Street-Eatz Mobile Kitchen It used to be that food trucks roamed listlessly without schedule, their location and menu ever changing, stopping at building sites and industrial districts with a beckoning honk. In the last few years, though, food truck schedules have grown far more dependable. Some even have websites to update their stops. Still others, like Street-Eatz Mobile Kitchen, announce their daily service spots on Facebook and Twitter.
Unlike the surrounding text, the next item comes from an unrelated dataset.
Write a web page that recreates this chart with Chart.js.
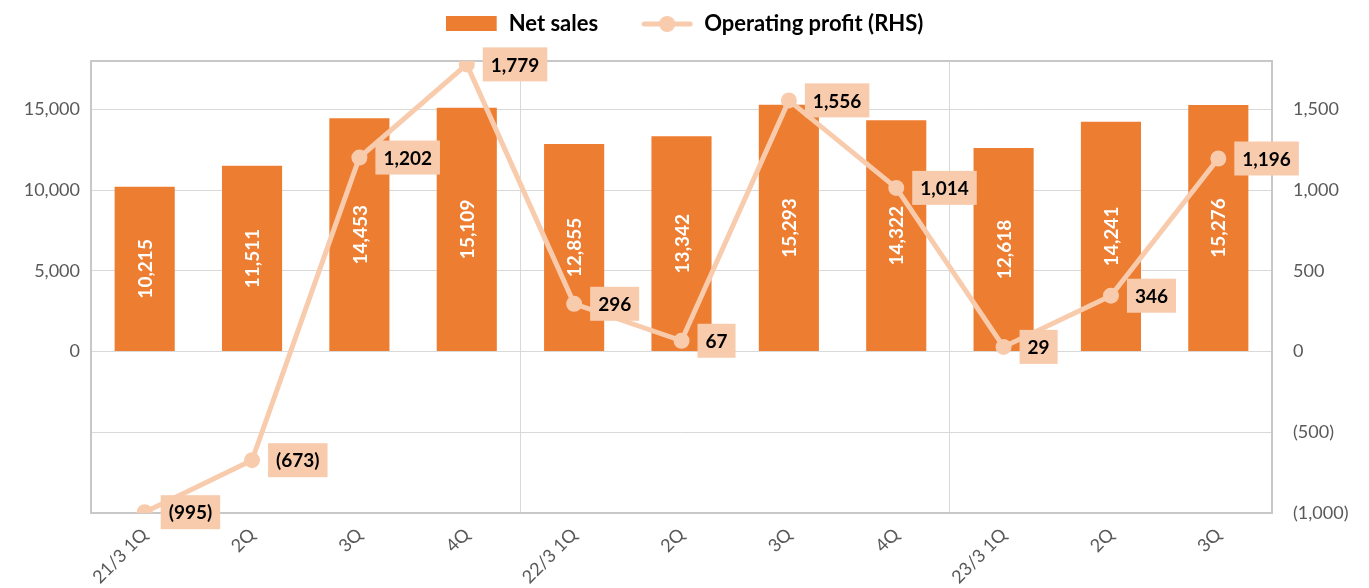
<!DOCTYPE html>
<html>
<head>
<meta charset="utf-8">
<script src="https://cdn.jsdelivr.net/npm/chart.js@4.4.1/dist/chart.umd.min.js"></script>
<style>
  html, body { margin: 0; padding: 0; background: #fff; }
  #wrap { width: 1369px; height: 588px; }
</style>
</head>
<body>
<div id="wrap"><canvas id="chart" width="1369" height="588"></canvas></div>
<script>
// Data
const quarters = ['21/3 1Q', '2Q', '3Q', '4Q', '22/3 1Q', '2Q', '3Q', '4Q', '23/3 1Q', '2Q', '3Q'];
const netSales = [10215, 11511, 14453, 15109, 12855, 13342, 15293, 14322, 12618, 14241, 15276];
const operatingProfit = [-995, -673, 1202, 1779, 296, 67, 1556, 1014, 29, 346, 1196];
const salesTicks = [-10000, -5000, 0, 5000, 10000, 15000];
const profitTicks = [-1000, -500, 0, 500, 1000, 1500];

const BAR_COLOR = '#ED7D31';
const LINE_COLOR = '#F8CBAD';
const GRID_COLOR = '#D9D9D9';
const TEXT_GRAY = '#595959';
const FONT = 'Lato, "Open Sans", sans-serif';

const fmt = v => Math.abs(v).toLocaleString('en-US');
const fmtParen = v => v < 0 ? '(' + fmt(v) + ')' : fmt(v);

// little images for the legend markers
function makeBarMarker() {
    const c = document.createElement('canvas');
    c.width = 52; c.height = 16;
    const g = c.getContext('2d');
    g.fillStyle = BAR_COLOR;
    g.fillRect(0, 0, 51, 15);
    return c;
}
function makeLineMarker() {
    const c = document.createElement('canvas');
    c.width = 52; c.height = 18;
    const g = c.getContext('2d');
    g.strokeStyle = LINE_COLOR;
    g.lineWidth = 5;
    g.lineCap = 'round';
    g.beginPath(); g.moveTo(3, 9); g.lineTo(49, 9); g.stroke();
    g.fillStyle = LINE_COLOR;
    g.beginPath(); g.arc(26, 9, 8, 0, Math.PI * 2); g.fill();
    return c;
}

// keep the legend band as tall as the space above the plot
const legendBand = {
    id: 'legendBand',
    afterInit(chart) {
        const lg = chart.legend;
        if (!lg) return;
        const fit = lg.fit;
        lg.fit = function () {
            fit.call(this);
            this.height = 58;
        };
    }
};

// plot area border
const plotBorder = {
    id: 'plotBorder',
    beforeDatasetsDraw(chart) {
        const { ctx, chartArea: a } = chart;
        ctx.save();
        ctx.strokeStyle = '#C8C8C8';
        ctx.lineWidth = 2;
        ctx.strokeRect(a.left, a.top, a.right - a.left, a.bottom - a.top);
        ctx.restore();
    }
};

// value labels: white rotated in bars, boxed next to the line points
const valueLabels = {
    id: 'valueLabels',
    afterDatasetDraw(chart, args) {
        if (chart.data.datasets[args.index].type !== 'bar') return;
        const { ctx } = chart;
        ctx.save();
        ctx.font = 'bold 19px ' + FONT;
        ctx.fillStyle = '#FFFFFF';
        ctx.textAlign = 'center';
        ctx.textBaseline = 'middle';
        args.meta.data.forEach((bar, i) => {
            const cy = (bar.y + bar.base) / 2;
            ctx.save();
            ctx.translate(bar.x, cy);
            ctx.rotate(-Math.PI / 2);
            ctx.fillText(fmt(netSales[i]), 0, 1);
            ctx.restore();
        });
        ctx.restore();
    },
    afterDatasetsDraw(chart) {
        const { ctx } = chart;
        const meta = chart.getDatasetMeta(1);
        ctx.save();
        ctx.font = 'bold 19px ' + FONT;
        ctx.textAlign = 'left';
        ctx.textBaseline = 'middle';
        meta.data.forEach((pt, i) => {
            const text = fmtParen(operatingProfit[i]);
            const w = ctx.measureText(text).width;
            const x = pt.x + 16;
            const h = 34;
            ctx.fillStyle = LINE_COLOR;
            ctx.fillRect(x, pt.y - h / 2, w + 16, h);
            ctx.fillStyle = '#000000';
            ctx.fillText(text, x + 8, pt.y + 1);
        });
        ctx.restore();
    }
};

const ctx = document.getElementById('chart').getContext('2d');
const chart = new Chart(ctx, {
    data: {
        labels: quarters,
        datasets: [{
            type: 'bar',
            label: 'Net sales',
            data: netSales,
            backgroundColor: BAR_COLOR,
            barPercentage: 0.56,
            categoryPercentage: 1,
            yAxisID: 'y',
            order: 2
        }, {
            type: 'line',
            label: 'Operating profit (RHS)',
            data: operatingProfit,
            borderColor: LINE_COLOR,
            borderWidth: 5,
            pointRadius: 8,
            pointBackgroundColor: LINE_COLOR,
            pointBorderWidth: 0,
            tension: 0,
            yAxisID: 'y1',
            order: 1
        }]
    },
    options: {
        responsive: false,
        animation: false,
        layout: { padding: { top: 3, left: 0, right: 0, bottom: 0 } },
        plugins: {
            tooltip: { enabled: false },
            legend: {
                position: 'top',
                labels: {
                    usePointStyle: true,
                    pointStyleWidth: 52,
                    padding: 10,
                    color: '#000000',
                    font: { family: FONT, size: 22, weight: 'bold' },
                    generateLabels: () => [
                        // trailing spaces give the wide gap between the two entries
                        { text: 'Net sales\u2003\u2003', pointStyle: makeBarMarker(), datasetIndex: 0, lineWidth: 0, fontColor: '#000' },
                        { text: 'Operating profit (RHS)', pointStyle: makeLineMarker(), datasetIndex: 1, lineWidth: 0, fontColor: '#000' }
                    ]
                }
            }
        },
        scales: {
            x: {
                offset: true,
                grid: {
                    offset: true,
                    drawTicks: false,
                    color: c => (c.index === 4 || c.index === 8) ? GRID_COLOR : 'transparent'
                },
                border: { display: false },
                ticks: {
                    color: TEXT_GRAY,
                    font: { family: FONT, size: 18 },
                    maxRotation: 45,
                    minRotation: 45,
                    padding: 11,
                    autoSkip: false
                },
                afterFit: s => { s.height = 75; }
            },
            y: {
                position: 'left',
                min: -10000,
                max: 18000,
                afterBuildTicks: s => { s.ticks = salesTicks.map(v => ({ value: v })); },
                grid: { color: GRID_COLOR, drawTicks: false },
                border: { display: false },
                ticks: {
                    color: TEXT_GRAY,
                    font: { family: FONT, size: 18 },
                    padding: 11,
                    callback: v => v < 0 ? '' : fmt(v)
                },
                afterFit: s => { s.width = 91; }
            },
            y1: {
                position: 'right',
                min: -1000,
                max: 1800,
                afterBuildTicks: s => { s.ticks = profitTicks.map(v => ({ value: v })); },
                grid: { display: false, drawTicks: false },
                border: { display: false },
                ticks: {
                    color: TEXT_GRAY,
                    font: { family: FONT, size: 18 },
                    padding: 21,
                    callback: v => fmtParen(v)
                },
                afterFit: s => { s.width = 97; }
            }
        }
    },
    plugins: [legendBand, plotBorder, valueLabels]
});
</script>
</body>
</html>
Hitting up industrial zones from the airport to Dutton Avenue to Southwest Santa Rosa, Street-Eatz can also be found Thursdays at Revolution Moto on College Avenue and downtown Santa Rosa at the Wednesday Night Market—and you can even pre-order your meal from their site for pick-up.
Co-owned by Alma Mendez, from the popular La Texanita restaurant, with founder Jill Dorman, Street-Eatz offers a varied and rather vegetarian-friendly menu—coconut curry vegetables, a Mediterranean plate, crunchy agedashi tofu with ginger and onions. An eight-inch foil round of Japanese soba noodles in Asian dressing with vegetables and tofu runs $6.50. Meat eaters can indulge in the likes of pulled-pork sandwiches, chicken pesto sandwiches and carne asada fries, too. With street food set to take off, Street-Eatz leads the way. Various locations in Santa Rosa. www.street-eatz.com.
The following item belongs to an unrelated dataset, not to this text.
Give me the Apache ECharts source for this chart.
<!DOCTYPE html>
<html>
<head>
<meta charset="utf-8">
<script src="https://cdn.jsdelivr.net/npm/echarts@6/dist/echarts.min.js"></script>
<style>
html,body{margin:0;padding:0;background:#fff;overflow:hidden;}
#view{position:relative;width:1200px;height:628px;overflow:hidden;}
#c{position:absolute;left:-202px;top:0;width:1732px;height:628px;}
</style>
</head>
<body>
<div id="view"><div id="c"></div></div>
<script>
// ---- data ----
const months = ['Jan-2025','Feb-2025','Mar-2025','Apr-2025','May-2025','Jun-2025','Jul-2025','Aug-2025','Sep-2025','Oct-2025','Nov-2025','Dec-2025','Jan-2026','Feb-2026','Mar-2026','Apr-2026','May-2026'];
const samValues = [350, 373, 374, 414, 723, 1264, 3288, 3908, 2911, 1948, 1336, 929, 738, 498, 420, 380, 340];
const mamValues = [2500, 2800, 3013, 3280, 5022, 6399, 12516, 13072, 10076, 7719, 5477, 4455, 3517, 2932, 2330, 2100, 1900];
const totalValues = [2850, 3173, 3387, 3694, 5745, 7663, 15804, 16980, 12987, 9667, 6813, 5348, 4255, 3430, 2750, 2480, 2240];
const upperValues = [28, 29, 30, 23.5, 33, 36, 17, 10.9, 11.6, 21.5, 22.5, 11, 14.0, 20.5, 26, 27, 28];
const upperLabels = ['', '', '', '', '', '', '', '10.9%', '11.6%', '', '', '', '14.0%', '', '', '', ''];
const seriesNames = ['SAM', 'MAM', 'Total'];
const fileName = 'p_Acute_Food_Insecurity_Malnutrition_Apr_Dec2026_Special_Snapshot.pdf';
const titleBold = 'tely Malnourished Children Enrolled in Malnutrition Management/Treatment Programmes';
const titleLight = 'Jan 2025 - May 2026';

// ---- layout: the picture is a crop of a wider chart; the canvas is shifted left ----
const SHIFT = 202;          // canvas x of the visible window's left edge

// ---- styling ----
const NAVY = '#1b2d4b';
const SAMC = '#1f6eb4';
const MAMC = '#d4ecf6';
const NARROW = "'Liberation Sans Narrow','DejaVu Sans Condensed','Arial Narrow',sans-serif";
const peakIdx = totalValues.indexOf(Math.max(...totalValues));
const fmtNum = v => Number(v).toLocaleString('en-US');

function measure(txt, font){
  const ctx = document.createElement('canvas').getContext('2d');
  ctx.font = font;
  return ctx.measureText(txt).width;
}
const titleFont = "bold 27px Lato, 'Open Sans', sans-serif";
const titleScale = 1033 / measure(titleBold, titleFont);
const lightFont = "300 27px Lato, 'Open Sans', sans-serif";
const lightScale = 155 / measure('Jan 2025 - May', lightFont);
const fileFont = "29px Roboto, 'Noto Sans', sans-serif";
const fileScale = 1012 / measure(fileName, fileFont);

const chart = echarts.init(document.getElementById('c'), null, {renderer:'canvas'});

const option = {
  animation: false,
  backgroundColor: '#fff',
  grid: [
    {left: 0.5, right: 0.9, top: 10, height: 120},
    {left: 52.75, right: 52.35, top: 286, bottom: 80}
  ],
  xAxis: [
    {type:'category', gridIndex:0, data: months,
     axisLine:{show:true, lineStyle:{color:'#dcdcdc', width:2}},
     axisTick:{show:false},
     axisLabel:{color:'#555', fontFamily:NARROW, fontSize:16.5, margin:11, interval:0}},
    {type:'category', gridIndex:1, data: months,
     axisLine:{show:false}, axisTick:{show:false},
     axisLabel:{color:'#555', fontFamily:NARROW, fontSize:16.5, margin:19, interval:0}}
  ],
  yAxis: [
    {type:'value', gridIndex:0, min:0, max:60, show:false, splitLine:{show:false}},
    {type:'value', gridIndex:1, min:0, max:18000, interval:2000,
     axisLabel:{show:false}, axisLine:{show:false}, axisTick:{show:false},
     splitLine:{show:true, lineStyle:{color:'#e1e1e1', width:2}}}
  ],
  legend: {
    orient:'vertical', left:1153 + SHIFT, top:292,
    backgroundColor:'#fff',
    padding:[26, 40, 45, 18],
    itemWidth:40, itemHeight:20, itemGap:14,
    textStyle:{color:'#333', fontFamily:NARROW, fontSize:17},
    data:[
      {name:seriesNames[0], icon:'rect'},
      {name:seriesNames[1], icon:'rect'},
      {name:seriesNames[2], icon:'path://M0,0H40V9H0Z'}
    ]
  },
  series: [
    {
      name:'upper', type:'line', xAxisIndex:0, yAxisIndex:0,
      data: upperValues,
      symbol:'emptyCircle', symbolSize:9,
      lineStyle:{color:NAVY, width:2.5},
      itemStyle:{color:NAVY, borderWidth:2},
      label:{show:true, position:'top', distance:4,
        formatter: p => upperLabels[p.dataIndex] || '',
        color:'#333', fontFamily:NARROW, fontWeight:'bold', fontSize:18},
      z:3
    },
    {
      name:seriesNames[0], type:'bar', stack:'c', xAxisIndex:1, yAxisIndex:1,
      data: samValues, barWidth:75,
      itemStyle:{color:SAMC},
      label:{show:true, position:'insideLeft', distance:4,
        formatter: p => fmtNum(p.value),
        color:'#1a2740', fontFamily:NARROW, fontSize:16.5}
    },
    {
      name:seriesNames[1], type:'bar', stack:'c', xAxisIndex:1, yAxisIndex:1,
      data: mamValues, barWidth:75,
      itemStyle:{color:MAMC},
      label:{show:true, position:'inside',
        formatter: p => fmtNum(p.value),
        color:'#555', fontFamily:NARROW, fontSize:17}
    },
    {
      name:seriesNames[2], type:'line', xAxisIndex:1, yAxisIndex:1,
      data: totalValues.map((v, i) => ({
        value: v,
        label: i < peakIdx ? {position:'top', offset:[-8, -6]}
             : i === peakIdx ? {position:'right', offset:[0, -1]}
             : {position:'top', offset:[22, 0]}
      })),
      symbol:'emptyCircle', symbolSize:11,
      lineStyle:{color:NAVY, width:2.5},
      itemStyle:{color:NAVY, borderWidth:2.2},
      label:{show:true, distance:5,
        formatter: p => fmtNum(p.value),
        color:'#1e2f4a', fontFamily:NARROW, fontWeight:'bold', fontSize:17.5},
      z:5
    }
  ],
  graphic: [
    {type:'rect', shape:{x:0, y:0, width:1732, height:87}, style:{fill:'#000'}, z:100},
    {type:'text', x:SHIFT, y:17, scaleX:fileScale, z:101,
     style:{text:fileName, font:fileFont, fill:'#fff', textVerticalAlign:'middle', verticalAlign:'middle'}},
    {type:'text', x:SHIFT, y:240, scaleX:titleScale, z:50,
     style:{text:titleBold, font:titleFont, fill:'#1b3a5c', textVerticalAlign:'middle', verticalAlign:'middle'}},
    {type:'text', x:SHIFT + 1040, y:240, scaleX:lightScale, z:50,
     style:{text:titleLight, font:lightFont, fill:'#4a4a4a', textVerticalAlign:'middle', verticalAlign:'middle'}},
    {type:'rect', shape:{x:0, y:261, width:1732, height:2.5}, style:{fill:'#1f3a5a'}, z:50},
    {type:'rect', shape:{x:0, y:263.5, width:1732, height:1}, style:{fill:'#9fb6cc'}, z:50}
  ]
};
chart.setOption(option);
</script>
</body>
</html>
Rosso Pizzeria Cart OK, so you won't get to enjoy the Sheryl Chapman art, the soccer on the TV above the wine bar, the masterly presence of owner John Franchetti throwing dough or those totally insane modern sinks in the bathrooms. But at Rosso Pizzeria's new cart—a blazingly hot stone oven on wheels—you'll get what truly matters, the pizza! Made with some sort of outer-space, reverse-osmosis flour strategy, Rosso's thin-crust pizzas come out of the small, red, mobile unit with the same taste and texture as when they emerge from the restaurant's oven.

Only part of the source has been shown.